What this task involves -> Reproduce the entire listing word for word.

Dataset content ->
::::::::::
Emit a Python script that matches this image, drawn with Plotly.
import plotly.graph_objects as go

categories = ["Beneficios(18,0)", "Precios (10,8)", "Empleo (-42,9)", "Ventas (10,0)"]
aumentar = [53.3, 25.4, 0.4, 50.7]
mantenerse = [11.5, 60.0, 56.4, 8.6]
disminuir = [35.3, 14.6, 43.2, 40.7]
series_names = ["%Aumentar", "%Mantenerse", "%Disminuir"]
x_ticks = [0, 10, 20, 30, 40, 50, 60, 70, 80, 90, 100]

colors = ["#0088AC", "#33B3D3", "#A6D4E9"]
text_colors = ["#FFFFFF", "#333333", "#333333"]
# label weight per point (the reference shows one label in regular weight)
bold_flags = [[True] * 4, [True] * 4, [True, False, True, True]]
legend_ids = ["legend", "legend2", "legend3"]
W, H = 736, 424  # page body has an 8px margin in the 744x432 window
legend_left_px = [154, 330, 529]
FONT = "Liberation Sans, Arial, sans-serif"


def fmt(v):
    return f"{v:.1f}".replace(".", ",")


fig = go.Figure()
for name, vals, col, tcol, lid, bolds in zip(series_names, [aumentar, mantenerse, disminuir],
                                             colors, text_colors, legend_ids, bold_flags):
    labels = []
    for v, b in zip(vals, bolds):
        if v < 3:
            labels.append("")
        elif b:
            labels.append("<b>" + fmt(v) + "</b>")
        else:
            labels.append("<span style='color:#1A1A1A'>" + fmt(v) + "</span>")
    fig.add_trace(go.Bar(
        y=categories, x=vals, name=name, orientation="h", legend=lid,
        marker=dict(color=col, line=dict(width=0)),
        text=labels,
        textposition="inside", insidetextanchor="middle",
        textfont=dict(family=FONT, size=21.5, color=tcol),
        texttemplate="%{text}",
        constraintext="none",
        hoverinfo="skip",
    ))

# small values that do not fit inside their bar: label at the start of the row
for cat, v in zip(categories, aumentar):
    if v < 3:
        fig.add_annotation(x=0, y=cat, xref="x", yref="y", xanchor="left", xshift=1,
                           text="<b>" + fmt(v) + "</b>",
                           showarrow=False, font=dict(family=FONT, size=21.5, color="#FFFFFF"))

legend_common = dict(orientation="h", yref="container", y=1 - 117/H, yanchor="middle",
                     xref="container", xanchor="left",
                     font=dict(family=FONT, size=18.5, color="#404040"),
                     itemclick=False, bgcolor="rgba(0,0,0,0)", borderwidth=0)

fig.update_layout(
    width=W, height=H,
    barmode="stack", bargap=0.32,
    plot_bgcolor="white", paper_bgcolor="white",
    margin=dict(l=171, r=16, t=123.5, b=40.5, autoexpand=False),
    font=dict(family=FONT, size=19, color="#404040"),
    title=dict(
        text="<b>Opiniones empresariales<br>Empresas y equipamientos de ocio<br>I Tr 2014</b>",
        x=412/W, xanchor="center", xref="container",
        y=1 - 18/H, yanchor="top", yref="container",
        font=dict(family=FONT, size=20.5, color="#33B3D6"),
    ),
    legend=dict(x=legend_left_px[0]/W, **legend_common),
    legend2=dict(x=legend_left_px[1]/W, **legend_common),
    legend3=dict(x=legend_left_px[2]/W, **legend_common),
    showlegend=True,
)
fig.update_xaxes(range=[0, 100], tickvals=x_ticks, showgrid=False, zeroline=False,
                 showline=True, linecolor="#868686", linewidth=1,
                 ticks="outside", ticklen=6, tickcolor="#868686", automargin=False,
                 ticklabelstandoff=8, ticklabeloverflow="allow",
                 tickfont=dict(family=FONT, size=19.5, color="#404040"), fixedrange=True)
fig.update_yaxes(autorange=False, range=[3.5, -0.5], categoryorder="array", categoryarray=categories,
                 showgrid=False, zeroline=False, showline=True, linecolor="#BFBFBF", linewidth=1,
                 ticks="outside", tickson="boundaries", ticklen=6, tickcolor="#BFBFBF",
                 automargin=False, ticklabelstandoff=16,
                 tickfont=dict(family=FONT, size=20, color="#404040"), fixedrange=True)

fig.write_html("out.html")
::::::::::
Task solution ->
Emit a Python script that matches this image, drawn with Plotly.
import plotly.graph_objects as go

categories = ["Beneficios(18,0)", "Precios (10,8)", "Empleo (-42,9)", "Ventas (10,0)"]
aumentar = [53.3, 25.4, 0.4, 50.7]
mantenerse = [11.5, 60.0, 56.4, 8.6]
disminuir = [35.3, 14.6, 43.2, 40.7]
series_names = ["%Aumentar", "%Mantenerse", "%Disminuir"]
x_ticks = [0, 10, 20, 30, 40, 50, 60, 70, 80, 90, 100]

colors = ["#0088AC", "#33B3D3", "#A6D4E9"]
text_colors = ["#FFFFFF", "#333333", "#333333"]
# label weight per point (the reference shows one label in regular weight)
bold_flags = [[True] * 4, [True] * 4, [True, False, True, True]]
legend_ids = ["legend", "legend2", "legend3"]
W, H = 736, 424  # page body has an 8px margin in the 744x432 window
legend_left_px = [154, 330, 529]
FONT = "Liberation Sans, Arial, sans-serif"


def fmt(v):
    return f"{v:.1f}".replace(".", ",")


fig = go.Figure()
for name, vals, col, tcol, lid, bolds in zip(series_names, [aumentar, mantenerse, disminuir],
                                             colors, text_colors, legend_ids, bold_flags):
    labels = []
    for v, b in zip(vals, bolds):
        if v < 3:
            labels.append("")
        elif b:
            labels.append("<b>" + fmt(v) + "</b>")
        else:
            labels.append("<span style='color:#1A1A1A'>" + fmt(v) + "</span>")
    fig.add_trace(go.Bar(
        y=categories, x=vals, name=name, orientation="h", legend=lid,
        marker=dict(color=col, line=dict(width=0)),
        text=labels,
        textposition="inside", insidetextanchor="middle",
        textfont=dict(family=FONT, size=21.5, color=tcol),
        texttemplate="%{text}",
        constraintext="none",
        hoverinfo="skip",
    ))

# small values that do not fit inside their bar: label at the start of the row
for cat, v in zip(categories, aumentar):
    if v < 3:
        fig.add_annotation(x=0, y=cat, xref="x", yref="y", xanchor="left", xshift=1,
                           text="<b>" + fmt(v) + "</b>",
                           showarrow=False, font=dict(family=FONT, size=21.5, color="#FFFFFF"))

legend_common = dict(orientation="h", yref="container", y=1 - 117/H, yanchor="middle",
                     xref="container", xanchor="left",
                     font=dict(family=FONT, size=18.5, color="#404040"),
                     itemclick=False, bgcolor="rgba(0,0,0,0)", borderwidth=0)

fig.update_layout(
    width=W, height=H,
    barmode="stack", bargap=0.32,
    plot_bgcolor="white", paper_bgcolor="white",
    margin=dict(l=171, r=16, t=123.5, b=40.5, autoexpand=False),
    font=dict(family=FONT, size=19, color="#404040"),
    title=dict(
        text="<b>Opiniones empresariales<br>Empresas y equipamientos de ocio<br>I Tr 2014</b>",
        x=412/W, xanchor="center", xref="container",
        y=1 - 18/H, yanchor="top", yref="container",
        font=dict(family=FONT, size=20.5, color="#33B3D6"),
    ),
    legend=dict(x=legend_left_px[0]/W, **legend_common),
    legend2=dict(x=legend_left_px[1]/W, **legend_common),
    legend3=dict(x=legend_left_px[2]/W, **legend_common),
    showlegend=True,
)
fig.update_xaxes(range=[0, 100], tickvals=x_ticks, showgrid=False, zeroline=False,
                 showline=True, linecolor="#868686", linewidth=1,
                 ticks="outside", ticklen=6, tickcolor="#868686", automargin=False,
                 ticklabelstandoff=8, ticklabeloverflow="allow",
                 tickfont=dict(family=FONT, size=19.5, color="#404040"), fixedrange=True)
fig.update_yaxes(autorange=False, range=[3.5, -0.5], categoryorder="array", categoryarray=categories,
                 showgrid=False, zeroline=False, showline=True, linecolor="#BFBFBF", linewidth=1,
                 ticks="outside", tickson="boundaries", ticklen=6, tickcolor="#BFBFBF",
                 automargin=False, ticklabelstandoff=16,
                 tickfont=dict(family=FONT, size=20, color="#404040"), fixedrange=True)

fig.write_html("out.html")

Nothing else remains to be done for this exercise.